— Start of RECORDED DATA —

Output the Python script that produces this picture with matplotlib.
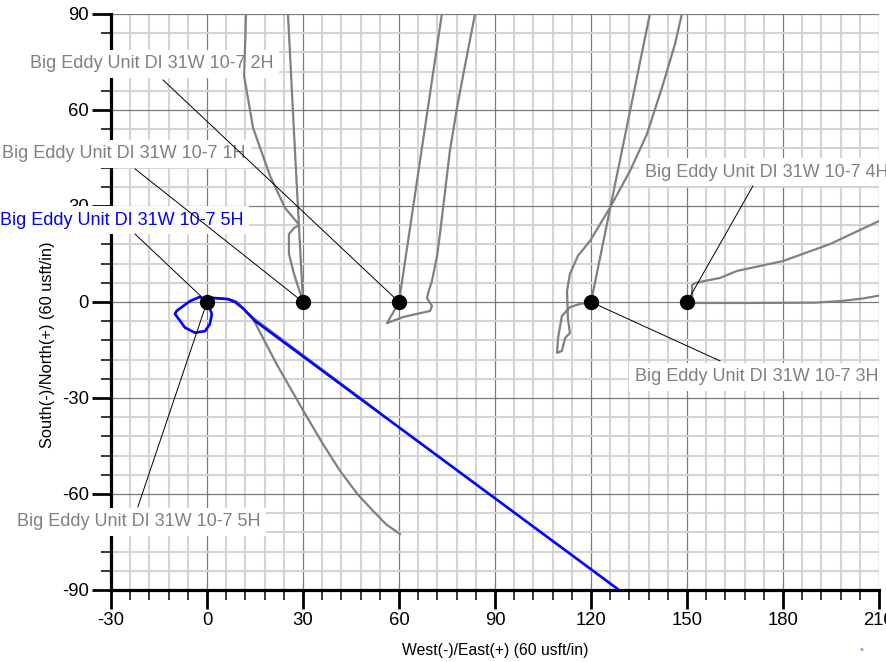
import matplotlib
matplotlib.use("Agg")
import matplotlib.pyplot as plt
from matplotlib.ticker import MultipleLocator, FuncFormatter

plt.rcParams['font.family'] = ['Liberation Sans', 'DejaVu Sans']
plt.rcParams['axes.unicode_minus'] = False

# ---- data (usft) ----
wells_x = [0, 30, 60, 120, 150]
wells_y = [0, 0, 0, 0, 0]

# 1H
h1_straight_x = [30, 27.6, 25.3]
h1_straight_y = [0, 45, 90]
h1_curve_x = [30, 27.2, 25.6, 25.6, 27.2, 28.8, 24.4, 19.7, 14.4, 11.6, 12.2]
h1_curve_y = [0, 8.75, 15.0, 21.25, 23.1, 24.1, 29.4, 39.4, 54.4, 70.6, 90]

# 2H
h2_straight_x = [60, 66.7, 73.4]
h2_straight_y = [0, 45, 90]
h2_curve_x = [60, 58.1, 56.25, 61.25, 69.7, 70.3, 68.75, 69.1, 70.3, 71.9, 72.8, 75.9, 78.1, 80.6, 83.75]
h2_curve_y = [0, -3.4, -6.6, -4.7, -2.8, -1.25, 1.25, 2.8, 6.6, 14.4, 21.25, 47.2, 60.6, 73.75, 90]

# 3H
h3_straight_x = [120, 129.2, 138.4]
h3_straight_y = [0, 45, 90]
h3_curve_x = [120, 116.6, 113.4, 110.9, 109.7, 109.4, 110.9, 111.9, 113.4, 112.8, 112.5, 113.4, 115.9,
              119.7, 125.9, 132.2, 137.5, 142.5, 146.25, 148.4]
h3_curve_y = [0, -0.6, -1.6, -4.4, -11.25, -15.9, -15.3, -11.25, -9.7, -5.3, 3.4, 8.75, 14.4,
              19.1, 29.4, 41.0, 52.5, 68.0, 80.6, 90]

# 4H
h4_flat_x = [150, 152, 170, 190, 198, 205, 210]
h4_flat_y = [0, -0.3, -0.3, -0.2, 0.3, 1.1, 2.0]
h4_up_x = [150, 151.5, 151.6, 151.6, 152.5, 155.6, 160.3, 165.6, 180, 194.7, 210]
h4_up_y = [0, -1.0, 0.5, 5.3, 5.9, 6.6, 7.5, 9.7, 12.8, 18.1, 25.3]

# 5H (blue) and neighbouring gray paths
h5_x = [0, -2.2, -5.3, -9.5, -10, -8.4, -6.9, -3.75, -0.6, 0.9, 1.5, 0.6, 0,
        1.5, 6.6, 8.75, 11.4, 15.0, 128.75]
h5_y = [0, 1.6, 0.3, -2.8, -3.75, -5.9, -8.0, -9.6, -9.1, -6.9, -3.75, -1.25, 0,
        1.3, 0.9, 0.0, -2.1, -5.9, -90]
g1_x = [0, 1.5, 6.6, 9.4, 12.0, 14.4, 30.0, 54.0]
g1_y = [0, 1.3, 0.9, 0.0, -2.8, -4.9, -16.6, -34.6]
g2_x = [0, 1.5, 6.6, 9.4, 12.0, 14.4, 21.8, 30.1, 36.0, 41.6, 47.0, 51.9, 56.0, 60.3]
g2_y = [0, 1.3, 0.9, 0.0, -2.8, -5.3, -19.5, -34.0, -44.0, -52.8, -60.0, -65.3, -69.5, -72.5]

# labels: text, left x, centre y, leader start (x, y), leader end (x, y), colour
label_texts = ["Big Eddy Unit DI 31W 10-7 2H", "Big Eddy Unit DI 31W 10-7 1H",
               "Big Eddy Unit DI 31W 10-7 5H", "Big Eddy Unit DI 31W 10-7 4H",
               "Big Eddy Unit DI 31W 10-7 3H", "Big Eddy Unit DI 31W 10-7 5H"]
label_x = [-55.3, -64.0, -64.7, 136.9, 133.75, -59.4]
label_y = [74.4, 46.25, 25.6, 40.6, -23.4, -68.75]
leader_x0 = [-13.75, -22.5, -22.5, 170.6, 160.3, -21.6]
leader_y0 = [69.4, 41.6, 21.25, 36.25, -18.4, -64.0]
leader_x1 = [60, 30, 0, 150, 120, 0]
leader_y1 = [0, 0, 0, 0, 0, 0]
label_colors = ["#808080", "#808080", "#0000ff", "#808080", "#808080", "#808080"]

xlim = (-30, 210)
ylim = (-90, 90)

# ---- figure ----
fig = plt.figure(figsize=(8.87, 6.62), dpi=100)
ax = fig.add_axes([111 / 887, 1 - 590 / 662, (879 - 111) / 887, (590 - 14) / 662])
ax.set_xlim(*xlim)
ax.set_ylim(*ylim)

ax.xaxis.set_major_locator(MultipleLocator(30))
ax.yaxis.set_major_locator(MultipleLocator(30))
ax.xaxis.set_minor_locator(MultipleLocator(6))
ax.yaxis.set_minor_locator(MultipleLocator(6))
fmt = FuncFormatter(lambda v, p: "%d" % round(v))
ax.xaxis.set_major_formatter(fmt)
ax.yaxis.set_major_formatter(fmt)

ax.grid(which='minor', color='#d4d4d4', lw=1.5, zorder=0)
ax.grid(which='major', color='#7a7a7a', lw=0.9, zorder=0.5)
ax.set_axisbelow(True)

for s in ['top', 'right']:
    ax.spines[s].set_visible(False)
for s in ['left', 'bottom']:
    ax.spines[s].set_linewidth(2.3)
    ax.spines[s].set_color('black')

ax.tick_params(which='major', direction='out', length=14, width=2.0, labelsize=13.3, pad=2)
ax.tick_params(which='minor', direction='out', length=7, width=1.1)

# labels with white boxes
for t, lx, ly, c in zip(label_texts, label_x, label_y, label_colors):
    ax.text(lx, ly, t, color=c, fontsize=13, ha='left', va='center', zorder=10, clip_on=False,
            bbox=dict(facecolor='white', edgecolor='none', pad=4))

# trajectories
gray = '#808080'
for xs, ys in [(h1_straight_x, h1_straight_y), (h1_curve_x, h1_curve_y),
               (h2_straight_x, h2_straight_y), (h2_curve_x, h2_curve_y),
               (h3_straight_x, h3_straight_y), (h3_curve_x, h3_curve_y),
               (h4_flat_x, h4_flat_y), (h4_up_x, h4_up_y),
               (g1_x, g1_y), (g2_x, g2_y)]:
    ax.plot(xs, ys, color=gray, lw=1.6, zorder=11, solid_joinstyle='round')
ax.plot(h5_x, h5_y, color='#0000ff', lw=1.9, zorder=12, solid_joinstyle='round')

# leaders
for x0, y0, x1, y1 in zip(leader_x0, leader_y0, leader_x1, leader_y1):
    ax.plot([x0, x1], [y0, y1], color='black', lw=0.7, zorder=13, clip_on=False)

# wells
ax.plot(wells_x, wells_y, 'o', color='black', ms=10, zorder=14)

fig.text(495 / 887, 1 - 651 / 662, "West(-)/East(+) (60 usft/in)", ha='center', va='center', fontsize=11.3)
fig.text(48 / 887, 1 - 345 / 662, "South(-)/North(+) (60 usft/in)", ha='center', va='center',
         fontsize=11.8, rotation=90)
fig.text(862 / 887, 1 - 650 / 662, "\u2022", ha='center', va='center', fontsize=8, color='#9a9ae6')

fig.savefig("out.png", dpi=100)
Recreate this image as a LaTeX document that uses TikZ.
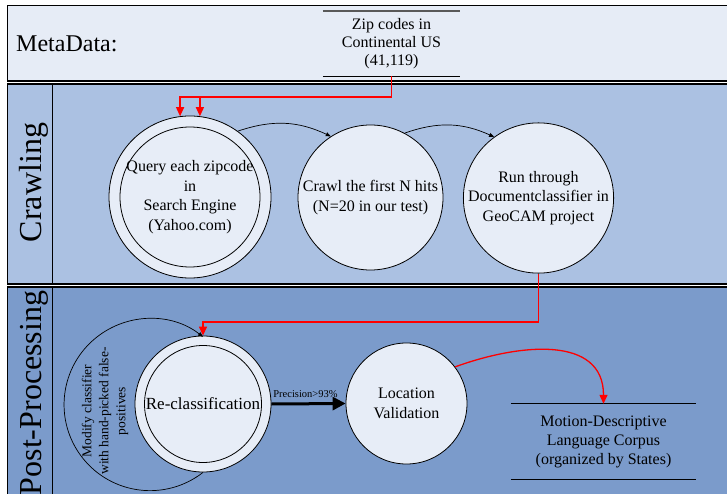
\documentclass[tikz,border=0pt]{standalone}
\usepackage{fontspec}
\setmainfont{Liberation Serif}
\usetikzlibrary{arrows.meta}
\definecolor{metafill}{HTML}{E6ECF6}
\definecolor{crawlfill}{HTML}{ABC1E2}
\definecolor{postfill}{HTML}{7B9BCB}
\definecolor{circfill}{HTML}{E7EDF7}
\newcommand{\ctext}{\fontsize{16}{19.5}\selectfont}
\tikzset{
  band/.style={draw=black, line width=1.6pt},
  circ/.style={circle, draw=black, line width=0.8pt, fill=circfill, inner sep=0pt, align=center, font=\ctext},
  redarr/.style={draw=red, line width=1.3pt, -{Triangle[length=9pt,width=8pt]}},
  flow/.style={draw=black, line width=0.7pt, -{Triangle[length=5pt,width=4pt]}},
  bigflow/.style={draw=black, line width=3pt, -{Triangle[length=13pt,width=13pt]}},
  lanelabel/.style={rotate=90, anchor=base, inner sep=0pt, font=\fontsize{32}{36}\selectfont}
}
\begin{document}
\begin{tikzpicture}[x=1pt,y=-1pt]
\useasboundingbox (0,0) rectangle (727,494);
\fill[white] (0,0) rectangle (727,494);
\begin{scope}
\clip (0,0) rectangle (727,494);
% bands
\draw[band, fill=metafill] (7.5,5.5) rectangle (740,81);
\draw[band, fill=crawlfill] (7.5,84) rectangle (740,284);
\draw[line width=1.2pt] (52.5,84) -- (52.5,284);
\draw[band, fill=postfill] (7.5,287) rectangle (740,510);
\draw[line width=1.2pt] (52.5,287) -- (52.5,510);

% lane labels
\node[anchor=west, inner sep=0pt, font=\fontsize{24}{28}\selectfont] (md) at (16,44) {MetaData:};
\node[lanelabel] (crl) at (41,182.5) {Crawling};
\node[lanelabel] (ppl) at (41,393) {Post-Processing};

% metadata store
\node[minimum width=137pt, minimum height=65pt, inner sep=0pt, align=center, font=\fontsize{16}{18}\selectfont] (zip) at (391.5,43.5) {Zip codes in\\Continental US\\(41,119)};
\draw[gray!70!black, line width=1.5pt] (zip.north west) -- (zip.north east);
\draw[black, line width=1pt] (zip.south west) -- (zip.south east);

% crawling nodes
\node[circ, minimum size=162pt] (q) at (190,197) {};
\draw[line width=0.8pt] (q.center) circle[radius=70pt];
\node[align=center, font=\ctext, inner sep=0pt] (qt) at (q.center) {Query each zipcode\\in\\Search Engine\\(Yahoo.com)};
\node[circ, minimum size=145pt] (c) at (370.5,197.5) {Crawl the first N hits\\(N=20 in our test)};
\node[circ, minimum size=145pt] (r) at (538.5,198) {Run through\\Documentclassifier in\\GeoCAM project};

% post-processing nodes
\node[circ, minimum size=136pt] (re) at (203,404) {};
\draw[line width=0.8pt] (re.center) circle[radius=58.5pt];
\node[font=\fontsize{17}{20}\selectfont, inner sep=0pt] (ret) at (re.center) {Re-classification};
\node[circ, minimum size=121pt, font=\fontsize{16}{20}\selectfont] (lv) at (406.5,403.5) {Location\\Validation};
\node[minimum width=185pt, minimum height=75pt, inner sep=0pt, align=center, font=\fontsize{16}{19}\selectfont] (m) at (603.5,441.5) {Motion-Descriptive\\Language Corpus\\(organized by States)};
\draw[line width=1pt] (m.north west) -- (m.north east);
\draw[line width=1pt] (m.south west) -- (m.south east);

% connectors
\coordinate (j) at (391.5,97);
\draw[redarr] (zip.south) -- (j) -| (q.97);
\draw[redarr] (q.83 |- j) -- (q.83);
\draw[flow] (q.54) to[bend left=22] (c.123);
\draw[flow] (c.62) to[bend left=22] (r.126);

\coordinate (k) at (0,322);
\draw[redarr] (r.south) -- (r.south |- k) -| (re.north);
\draw[flow] (re.south) arc[start angle=-52, end angle=-308, radius=86pt];
\node[rotate=90, align=center, inner sep=0pt, font=\fontsize{13.5}{17}\selectfont] (mod) at (105,411) {Modify classifier\\with hand-picked false-\\positives};

\draw[bigflow] (re.east) -- node[above, xshift=-3pt, inner sep=5pt, font=\fontsize{10.5}{12}\selectfont] (prec) {Precision>93\%} (lv.west);
\draw[redarr] (lv.37) to[out=20, in=90, looseness=1.15] (m.north);
\end{scope}
\end{tikzpicture}
\end{document}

— End of RECORDED DATA —

TASK REQUIREMENTS: Omit every picture, and please return the entries exactly from the first line through the line with "wells_y = [0, 0, 0, 0, 0]", both included.

OUTPUT FOR THIS TASK:
Output the Python script that produces this picture with matplotlib.
import matplotlib
matplotlib.use("Agg")
import matplotlib.pyplot as plt
from matplotlib.ticker import MultipleLocator, FuncFormatter

plt.rcParams['font.family'] = ['Liberation Sans', 'DejaVu Sans']
plt.rcParams['axes.unicode_minus'] = False

# ---- data (usft) ----
wells_x = [0, 30, 60, 120, 150]
wells_y = [0, 0, 0, 0, 0]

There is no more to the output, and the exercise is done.